Pero qué ocurre con aquellos que no tienen fe. O, en otras palabras, que simplemente no creen en esa posibilidad que es, seamos sinceros, una promesa. Para ellos, los incrédulos, después de la muerte no hay nada. Sólo existe esta (conciencia de) vida. ¿Esto les genera angustia? Para el artista y su alter ego que presentan esta instalación ese final absoluto no les preocupa. Es para ellos una realidad.

Pero les interesa los “mecanismos” empleados por aquellos que si tienen fe para hacer llevadera la veracidad de la muerte y creíble la vida eterna. Uno de esos mecanismos es el uso de la narrativa que, al contar determinadas historias, construye esta promesa desde el conocimiento y el convencimiento. Dos son los libros que aquí se presentan. Uno de ellos es conocido por todos: Nuevo Testamento.
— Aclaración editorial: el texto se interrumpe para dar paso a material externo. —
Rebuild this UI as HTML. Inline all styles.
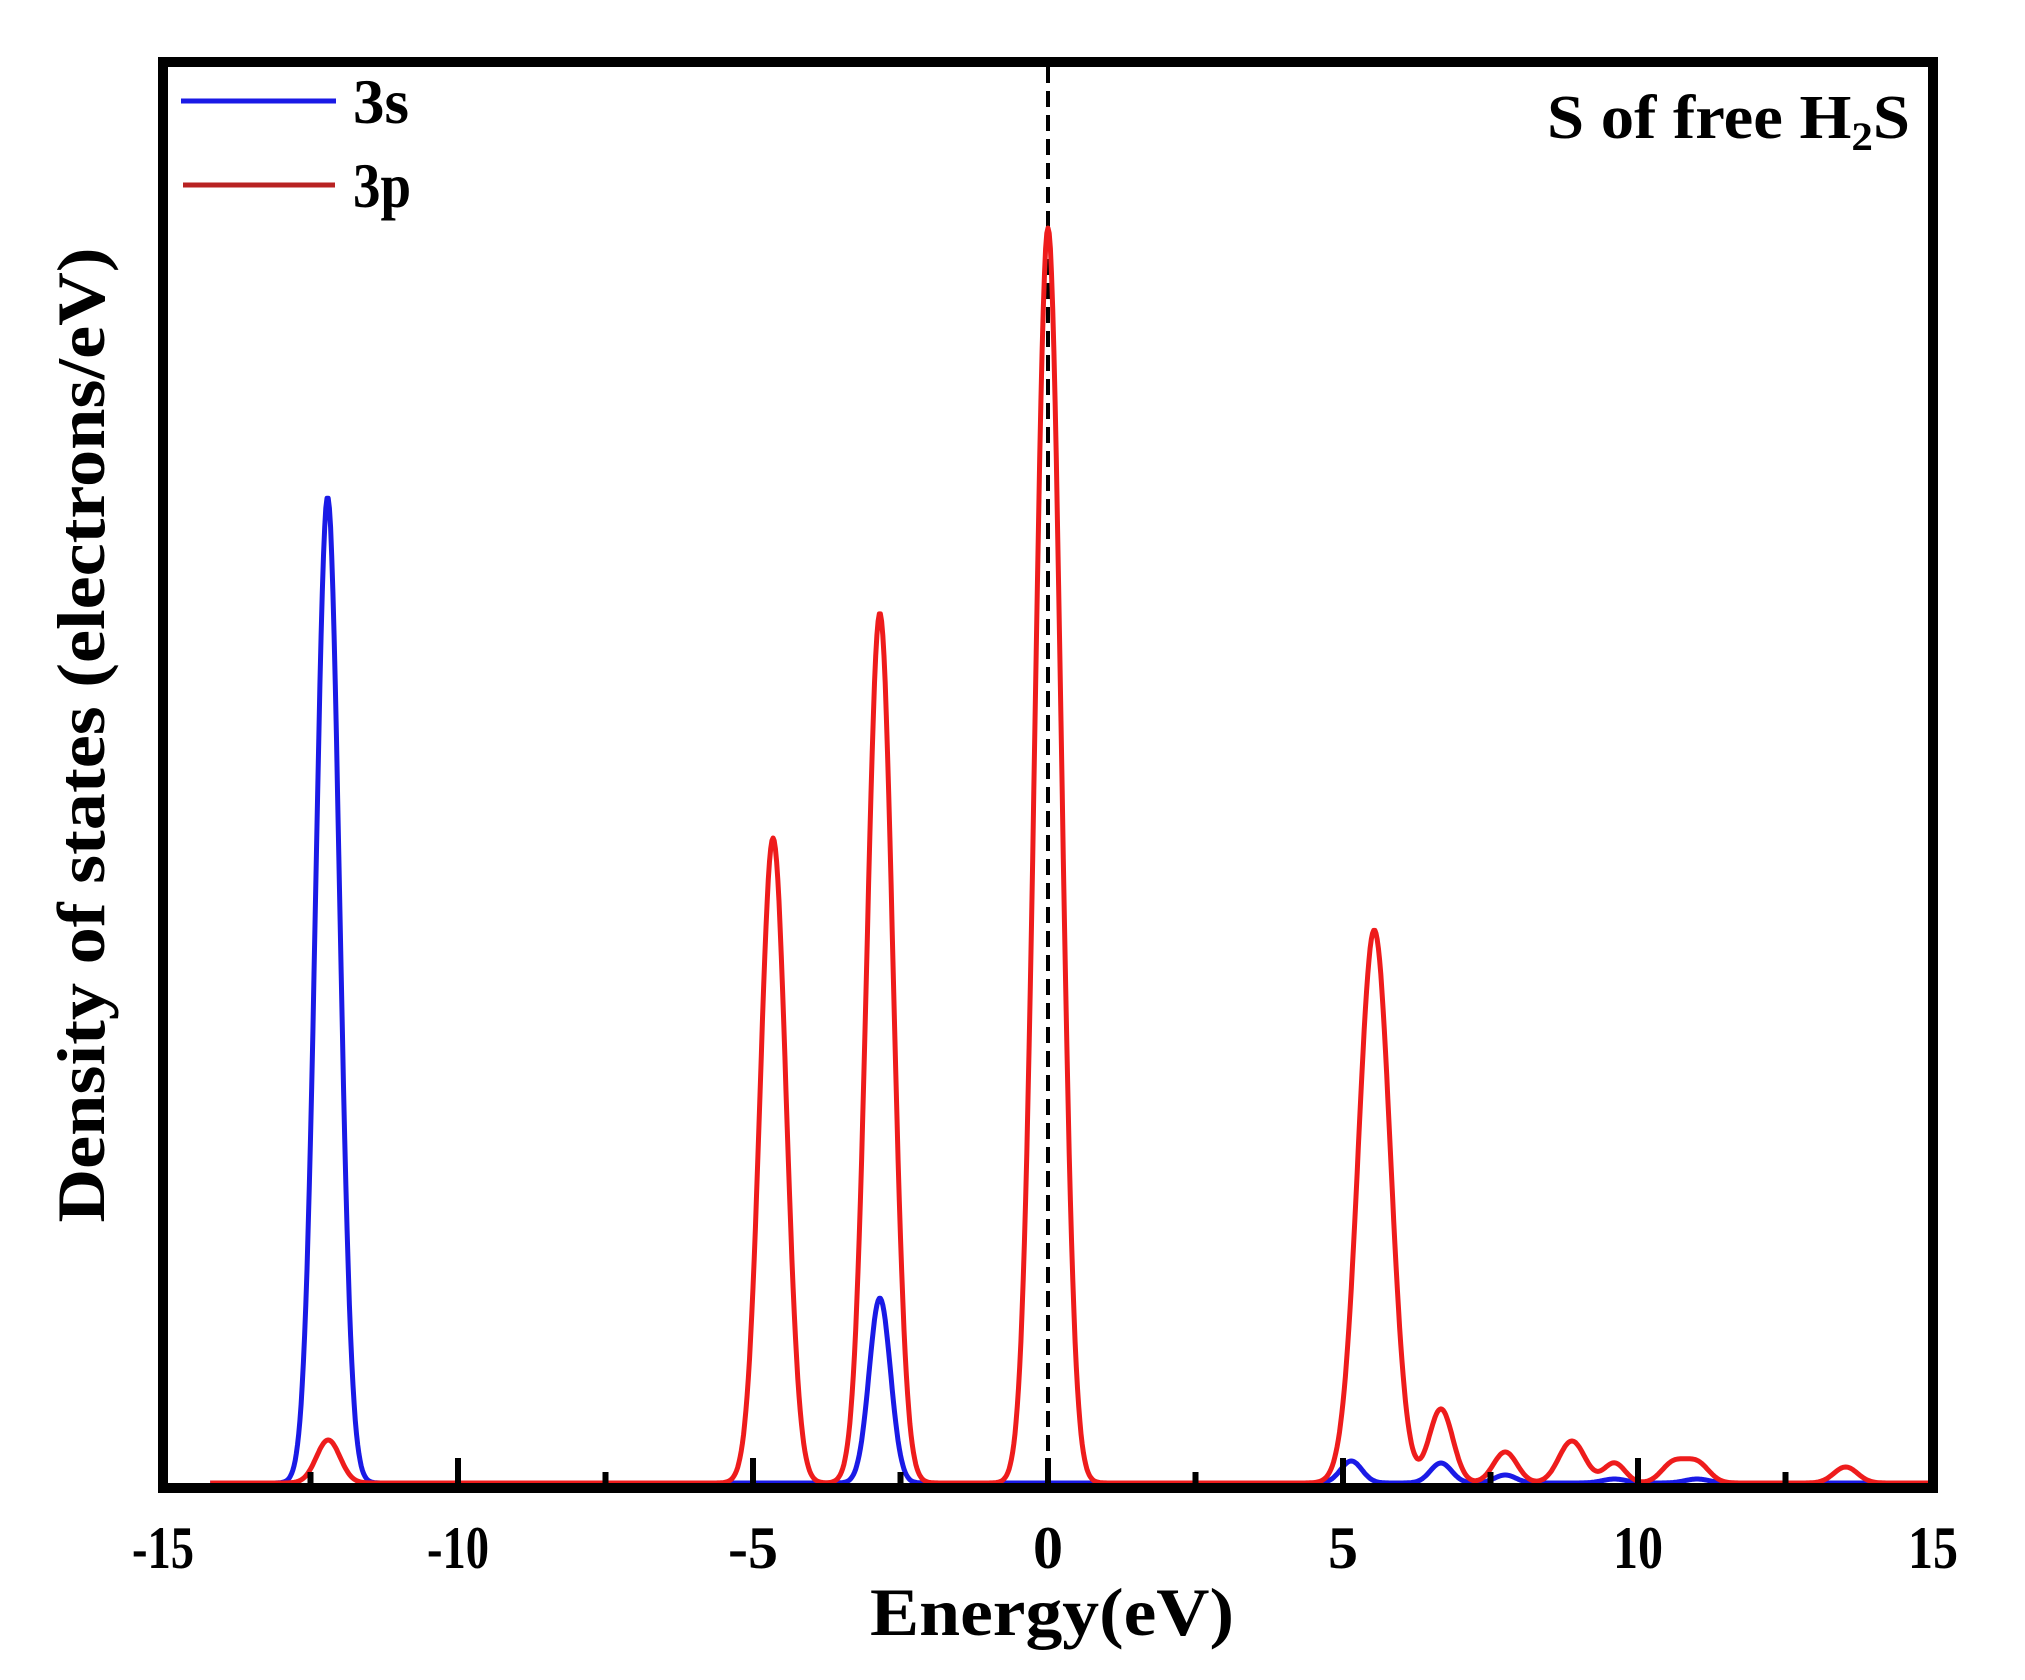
<!DOCTYPE html>
<html><head><meta charset="utf-8"><style>
html,body{margin:0;padding:0;background:#fff;}
svg{display:block;}
text{font-family:"Liberation Serif",serif;font-weight:bold;fill:#000;}
</style></head><body>
<svg id="s" width="2025" height="1680" viewBox="0 0 2025 1680" xmlns="http://www.w3.org/2000/svg">
<rect width="2025" height="1680" fill="#fff"/>
<line x1="1048" y1="67" x2="1048" y2="1483" stroke="#000" stroke-width="4" stroke-dasharray="16,8"/>
<path id="pb" fill="none" stroke="#1a1ae6" stroke-width="5" stroke-linejoin="round"/>
<path id="pr" fill="none" stroke="#ee1c1c" stroke-width="5" stroke-linejoin="round"/>
<g id="ticks" stroke="#000" stroke-width="6"></g>
<rect x="163" y="62" width="1770" height="1426" fill="none" stroke="#000" stroke-width="10"/>
<g font-size="60" text-anchor="middle">
<text x="163" y="1568" textLength="62" lengthAdjust="spacingAndGlyphs">-15</text><text x="458" y="1568" textLength="62" lengthAdjust="spacingAndGlyphs">-10</text><text x="753" y="1568">-5</text>
<text x="1048" y="1568">0</text><text x="1343" y="1568">5</text><text x="1638" y="1568" textLength="50" lengthAdjust="spacingAndGlyphs">10</text><text x="1933" y="1568" textLength="50" lengthAdjust="spacingAndGlyphs">15</text>
</g>
<text x="1052" y="1635" font-size="68" text-anchor="middle" textLength="364" lengthAdjust="spacingAndGlyphs">Energy(eV)</text>
<text transform="translate(104,735) rotate(-90)" font-size="68" text-anchor="middle" textLength="975" lengthAdjust="spacingAndGlyphs">Density of states (electrons/eV)</text>
<line x1="181" y1="101" x2="336" y2="101" stroke="#1a1ae6" stroke-width="5"/>
<line x1="183" y1="185" x2="335" y2="185" stroke="#b82222" stroke-width="5"/>
<text x="353" y="123" font-size="64" textLength="56" lengthAdjust="spacingAndGlyphs">3s</text>
<text x="353" y="207" font-size="64" textLength="58" lengthAdjust="spacingAndGlyphs">3p</text>
<text x="1547" y="138" font-size="62" textLength="363" lengthAdjust="spacingAndGlyphs">S of free H<tspan font-size="40" dy="12">2</tspan><tspan dy="-12">S</tspan></text>
</svg>
<script>
var X=function(e){return 163+(e+15)*59;},B=1483;
function path(pk,x0){var d="";for(var e=x0;e<=15.001;e+=0.02){var h=0;pk.forEach(function(p){h+=p[1]*Math.exp(-Math.pow(e-p[0],2)/(2*p[2]*p[2]));});d+=(d?"L":"M")+X(e).toFixed(1)+","+(B-h).toFixed(1);}return d;}
var red=[[-12.2,43,0.2],[-4.66,645,0.22],[-2.85,870,0.22],[0,1255,0.22],[5.53,553,0.27],[6.66,74,0.2],[7.75,31,0.2],[8.88,42,0.22],[9.6,20,0.18],[10.6,20,0.2],[11.0,20,0.2],[13.52,16,0.2]];
var blue=[[-12.21,986,0.2],[-2.85,185,0.18],[5.14,22,0.18],[6.66,20,0.18],[7.75,8,0.18],[9.6,4,0.2],[11,4,0.2]];
document.getElementById("pr").setAttribute("d",path(red,-14.2));
document.getElementById("pb").setAttribute("d",path(blue,-14.2));
var g=document.getElementById("ticks"),s="";
[-10,-5,0,5,10].forEach(function(e){s+='<line x1="'+X(e)+'" y1="1458" x2="'+X(e)+'" y2="1488"/>';});
[-12.5,-7.5,-2.5,2.5,7.5,12.5].forEach(function(e){s+='<line x1="'+X(e)+'" y1="1472" x2="'+X(e)+'" y2="1488"/>';});
g.innerHTML=s;
</script>
</body></html>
El otro, no tanto: La posibilidad de una isla del escritor francés Michel Houellebecq. Ambos suman más de mil páginas por lo que nos obligamos a un resumen puntual. Los primeros textos y, en concreto, Los cuatro Evangelios, fueron escritos hace casi 20 siglos y narran la vida y enseñanzas de Jesús (“Aquel que Yahveh es su salvador”), de su muerte y resurrección y la promesa a todos los creyentes que abracen su fe en una vida eterna en el reino de Dios. El segundo, a través de una ficción, la creencia de que la ciencia hará posible la creación de un (meta) hombre que será eterno en la Tierra. Un clon que será reemplazado por otro idéntico ad eternum cada vez que cumple su ciclo vital. Su nombre, creemos que no por casualidad, es Daniel que significa “Dios es mi juez” o “justicia de Dios”.

Vida después de la muerte, la resurrección. O no morir nunca. Quizás esta posibilidad de vida eterna es lo que genera real angustia a los autores de la instalación. Prefieren un punto final. Así lo creen. Y que sea para siempre.